The records:
BEGIN
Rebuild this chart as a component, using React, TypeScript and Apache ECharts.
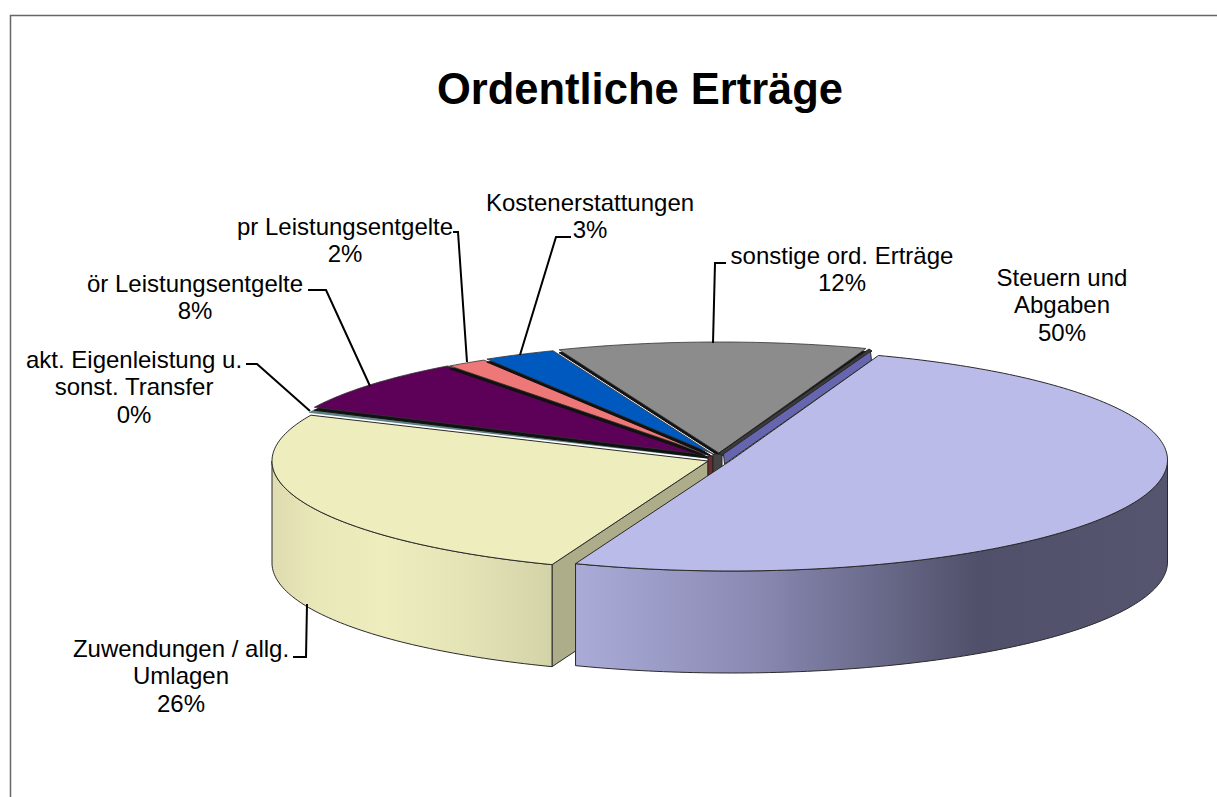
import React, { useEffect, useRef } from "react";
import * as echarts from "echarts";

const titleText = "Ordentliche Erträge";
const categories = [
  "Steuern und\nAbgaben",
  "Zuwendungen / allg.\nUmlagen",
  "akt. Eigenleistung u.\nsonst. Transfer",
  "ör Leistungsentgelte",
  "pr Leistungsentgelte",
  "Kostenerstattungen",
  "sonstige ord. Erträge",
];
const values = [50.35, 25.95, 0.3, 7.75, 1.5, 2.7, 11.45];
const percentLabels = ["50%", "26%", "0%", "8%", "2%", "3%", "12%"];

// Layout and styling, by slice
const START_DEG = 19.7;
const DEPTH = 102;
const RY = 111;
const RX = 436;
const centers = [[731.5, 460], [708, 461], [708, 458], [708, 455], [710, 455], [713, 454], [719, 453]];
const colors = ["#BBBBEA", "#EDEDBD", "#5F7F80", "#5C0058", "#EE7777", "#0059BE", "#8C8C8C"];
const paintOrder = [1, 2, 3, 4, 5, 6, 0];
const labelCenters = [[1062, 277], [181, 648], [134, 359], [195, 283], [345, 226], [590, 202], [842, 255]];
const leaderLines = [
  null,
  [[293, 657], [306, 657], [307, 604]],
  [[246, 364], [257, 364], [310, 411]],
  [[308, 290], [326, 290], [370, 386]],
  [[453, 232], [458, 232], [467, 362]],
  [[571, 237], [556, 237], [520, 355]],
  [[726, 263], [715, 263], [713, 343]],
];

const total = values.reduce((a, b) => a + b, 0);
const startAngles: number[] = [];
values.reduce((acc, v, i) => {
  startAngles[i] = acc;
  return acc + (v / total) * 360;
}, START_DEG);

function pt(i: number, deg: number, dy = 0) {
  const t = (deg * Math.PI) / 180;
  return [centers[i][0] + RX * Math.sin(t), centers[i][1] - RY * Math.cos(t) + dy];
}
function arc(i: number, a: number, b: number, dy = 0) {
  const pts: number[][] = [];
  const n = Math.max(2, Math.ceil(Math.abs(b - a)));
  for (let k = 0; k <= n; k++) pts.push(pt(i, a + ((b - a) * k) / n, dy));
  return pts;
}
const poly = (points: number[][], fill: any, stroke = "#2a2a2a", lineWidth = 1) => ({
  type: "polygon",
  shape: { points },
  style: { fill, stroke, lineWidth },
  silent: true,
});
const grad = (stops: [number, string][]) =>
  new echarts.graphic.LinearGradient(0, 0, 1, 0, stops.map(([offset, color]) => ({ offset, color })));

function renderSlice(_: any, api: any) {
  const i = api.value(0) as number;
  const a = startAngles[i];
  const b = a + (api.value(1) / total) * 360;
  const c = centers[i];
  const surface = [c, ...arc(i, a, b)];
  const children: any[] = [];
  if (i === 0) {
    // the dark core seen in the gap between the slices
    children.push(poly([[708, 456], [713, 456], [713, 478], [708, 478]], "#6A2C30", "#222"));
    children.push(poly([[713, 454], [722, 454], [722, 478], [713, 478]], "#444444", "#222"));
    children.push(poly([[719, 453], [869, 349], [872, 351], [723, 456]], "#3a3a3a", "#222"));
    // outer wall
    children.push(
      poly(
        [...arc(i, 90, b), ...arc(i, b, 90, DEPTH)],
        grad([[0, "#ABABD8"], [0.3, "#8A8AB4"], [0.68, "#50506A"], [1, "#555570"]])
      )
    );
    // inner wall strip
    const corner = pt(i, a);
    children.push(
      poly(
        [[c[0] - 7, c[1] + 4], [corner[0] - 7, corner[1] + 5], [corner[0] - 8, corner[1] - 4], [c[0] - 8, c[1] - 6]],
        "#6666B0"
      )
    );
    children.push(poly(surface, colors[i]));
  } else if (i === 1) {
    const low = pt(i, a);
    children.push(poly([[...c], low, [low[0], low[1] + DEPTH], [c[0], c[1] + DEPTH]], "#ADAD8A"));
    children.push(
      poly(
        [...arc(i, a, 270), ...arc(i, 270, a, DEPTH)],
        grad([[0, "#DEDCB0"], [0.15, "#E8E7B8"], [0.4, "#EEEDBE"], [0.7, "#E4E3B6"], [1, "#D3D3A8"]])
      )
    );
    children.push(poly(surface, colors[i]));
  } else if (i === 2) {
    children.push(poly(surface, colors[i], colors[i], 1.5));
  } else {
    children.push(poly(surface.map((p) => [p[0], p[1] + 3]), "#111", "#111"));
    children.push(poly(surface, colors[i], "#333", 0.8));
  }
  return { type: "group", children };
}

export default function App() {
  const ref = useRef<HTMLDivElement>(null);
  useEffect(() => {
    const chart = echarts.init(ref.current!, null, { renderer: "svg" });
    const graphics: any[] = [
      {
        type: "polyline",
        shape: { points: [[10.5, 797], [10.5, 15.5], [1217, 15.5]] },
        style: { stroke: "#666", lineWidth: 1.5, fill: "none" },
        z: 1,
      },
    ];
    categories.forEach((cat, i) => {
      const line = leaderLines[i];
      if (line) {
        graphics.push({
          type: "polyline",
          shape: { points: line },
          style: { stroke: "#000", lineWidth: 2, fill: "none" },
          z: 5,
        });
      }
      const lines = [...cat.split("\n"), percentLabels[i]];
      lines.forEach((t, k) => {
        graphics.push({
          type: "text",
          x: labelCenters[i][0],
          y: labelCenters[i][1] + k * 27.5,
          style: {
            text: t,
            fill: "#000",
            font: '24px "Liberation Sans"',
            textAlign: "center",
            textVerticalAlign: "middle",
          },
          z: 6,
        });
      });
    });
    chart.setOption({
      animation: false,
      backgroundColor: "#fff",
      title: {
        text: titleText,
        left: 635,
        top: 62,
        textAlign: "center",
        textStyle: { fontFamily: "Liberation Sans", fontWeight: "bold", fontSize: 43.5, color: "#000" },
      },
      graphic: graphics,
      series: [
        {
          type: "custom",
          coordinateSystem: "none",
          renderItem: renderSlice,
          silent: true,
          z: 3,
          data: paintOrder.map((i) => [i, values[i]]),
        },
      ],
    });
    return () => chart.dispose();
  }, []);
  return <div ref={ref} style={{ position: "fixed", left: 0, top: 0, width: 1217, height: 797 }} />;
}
END
BEGIN
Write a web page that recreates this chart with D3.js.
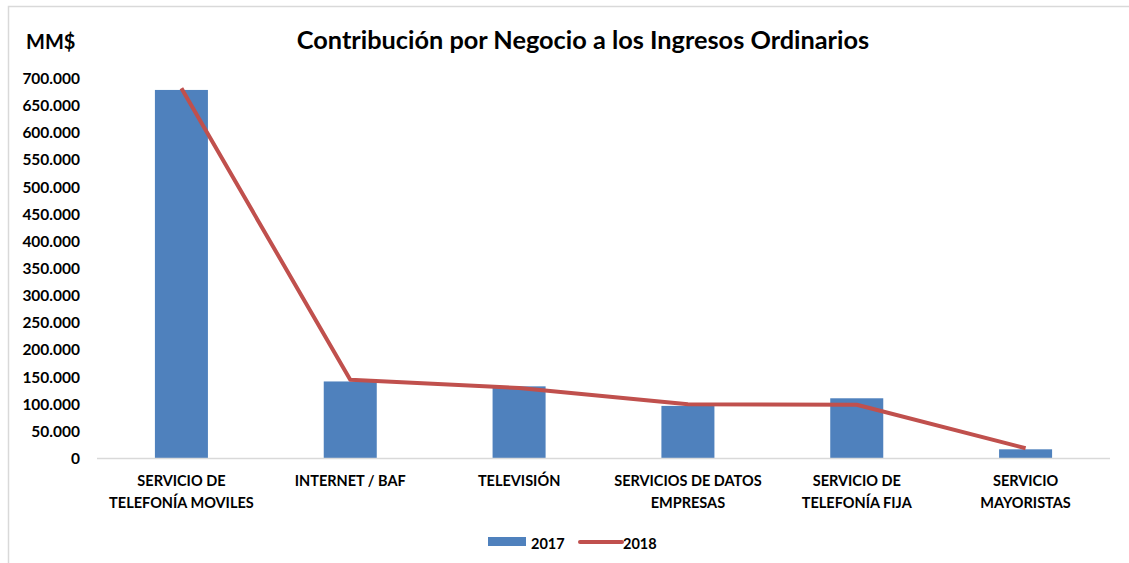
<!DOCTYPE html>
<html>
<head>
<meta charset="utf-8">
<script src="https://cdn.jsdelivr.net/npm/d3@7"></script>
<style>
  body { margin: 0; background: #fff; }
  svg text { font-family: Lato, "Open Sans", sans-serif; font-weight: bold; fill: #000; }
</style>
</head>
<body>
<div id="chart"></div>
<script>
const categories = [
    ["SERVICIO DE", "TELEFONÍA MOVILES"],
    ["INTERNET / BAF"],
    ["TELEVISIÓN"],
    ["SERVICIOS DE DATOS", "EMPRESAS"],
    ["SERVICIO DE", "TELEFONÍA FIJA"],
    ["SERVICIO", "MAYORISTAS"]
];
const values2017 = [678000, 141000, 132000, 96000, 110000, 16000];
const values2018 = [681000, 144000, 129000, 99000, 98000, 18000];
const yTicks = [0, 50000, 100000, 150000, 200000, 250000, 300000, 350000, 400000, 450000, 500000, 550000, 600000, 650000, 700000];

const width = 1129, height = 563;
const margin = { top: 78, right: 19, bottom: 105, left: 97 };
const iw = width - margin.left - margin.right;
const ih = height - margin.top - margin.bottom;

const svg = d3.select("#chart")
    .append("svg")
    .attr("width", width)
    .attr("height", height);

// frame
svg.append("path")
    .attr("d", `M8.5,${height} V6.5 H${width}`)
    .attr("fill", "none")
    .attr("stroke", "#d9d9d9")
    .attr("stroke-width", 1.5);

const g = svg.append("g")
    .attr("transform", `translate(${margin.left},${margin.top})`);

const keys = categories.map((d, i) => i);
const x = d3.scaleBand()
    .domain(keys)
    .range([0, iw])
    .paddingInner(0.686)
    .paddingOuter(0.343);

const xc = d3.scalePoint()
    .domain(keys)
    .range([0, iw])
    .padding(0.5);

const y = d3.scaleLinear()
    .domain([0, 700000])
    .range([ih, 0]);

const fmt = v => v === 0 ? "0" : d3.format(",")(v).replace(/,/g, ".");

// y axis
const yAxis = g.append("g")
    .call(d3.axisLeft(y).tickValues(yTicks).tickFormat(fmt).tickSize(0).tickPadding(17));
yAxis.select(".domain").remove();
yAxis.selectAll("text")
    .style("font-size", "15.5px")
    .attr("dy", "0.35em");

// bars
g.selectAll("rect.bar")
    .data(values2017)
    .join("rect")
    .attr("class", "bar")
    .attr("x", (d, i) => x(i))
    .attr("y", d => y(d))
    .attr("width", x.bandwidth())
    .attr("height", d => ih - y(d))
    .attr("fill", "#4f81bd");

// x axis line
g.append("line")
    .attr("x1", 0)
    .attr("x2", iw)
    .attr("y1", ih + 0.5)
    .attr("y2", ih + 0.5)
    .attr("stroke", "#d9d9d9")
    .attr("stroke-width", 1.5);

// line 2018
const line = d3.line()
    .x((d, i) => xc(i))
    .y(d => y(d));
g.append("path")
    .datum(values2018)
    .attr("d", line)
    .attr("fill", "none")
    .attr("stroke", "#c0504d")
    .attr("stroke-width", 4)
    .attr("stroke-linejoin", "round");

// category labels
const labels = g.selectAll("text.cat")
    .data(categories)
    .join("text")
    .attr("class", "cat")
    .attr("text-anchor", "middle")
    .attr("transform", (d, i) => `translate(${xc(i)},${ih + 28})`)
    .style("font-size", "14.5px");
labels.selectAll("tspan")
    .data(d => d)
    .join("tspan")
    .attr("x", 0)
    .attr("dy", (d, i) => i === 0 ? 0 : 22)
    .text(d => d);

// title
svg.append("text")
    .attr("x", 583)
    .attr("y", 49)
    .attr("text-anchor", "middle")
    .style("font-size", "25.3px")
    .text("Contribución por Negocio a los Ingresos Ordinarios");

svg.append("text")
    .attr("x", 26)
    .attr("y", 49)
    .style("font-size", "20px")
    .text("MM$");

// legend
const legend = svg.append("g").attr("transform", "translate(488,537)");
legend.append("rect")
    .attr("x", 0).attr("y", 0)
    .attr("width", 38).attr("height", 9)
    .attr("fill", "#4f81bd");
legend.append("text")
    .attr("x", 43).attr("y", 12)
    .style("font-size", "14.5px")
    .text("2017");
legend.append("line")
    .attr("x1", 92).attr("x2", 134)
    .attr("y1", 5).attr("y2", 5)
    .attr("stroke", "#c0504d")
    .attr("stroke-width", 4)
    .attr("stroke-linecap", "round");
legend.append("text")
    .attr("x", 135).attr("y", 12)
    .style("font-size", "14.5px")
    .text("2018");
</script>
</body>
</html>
END
What you are asked to do: Collect, from the material above, every line containing the word "React".

Exercise response:
Rebuild this chart as a component, using React, TypeScript and Apache ECharts.
import React, { useEffect, useRef } from "react";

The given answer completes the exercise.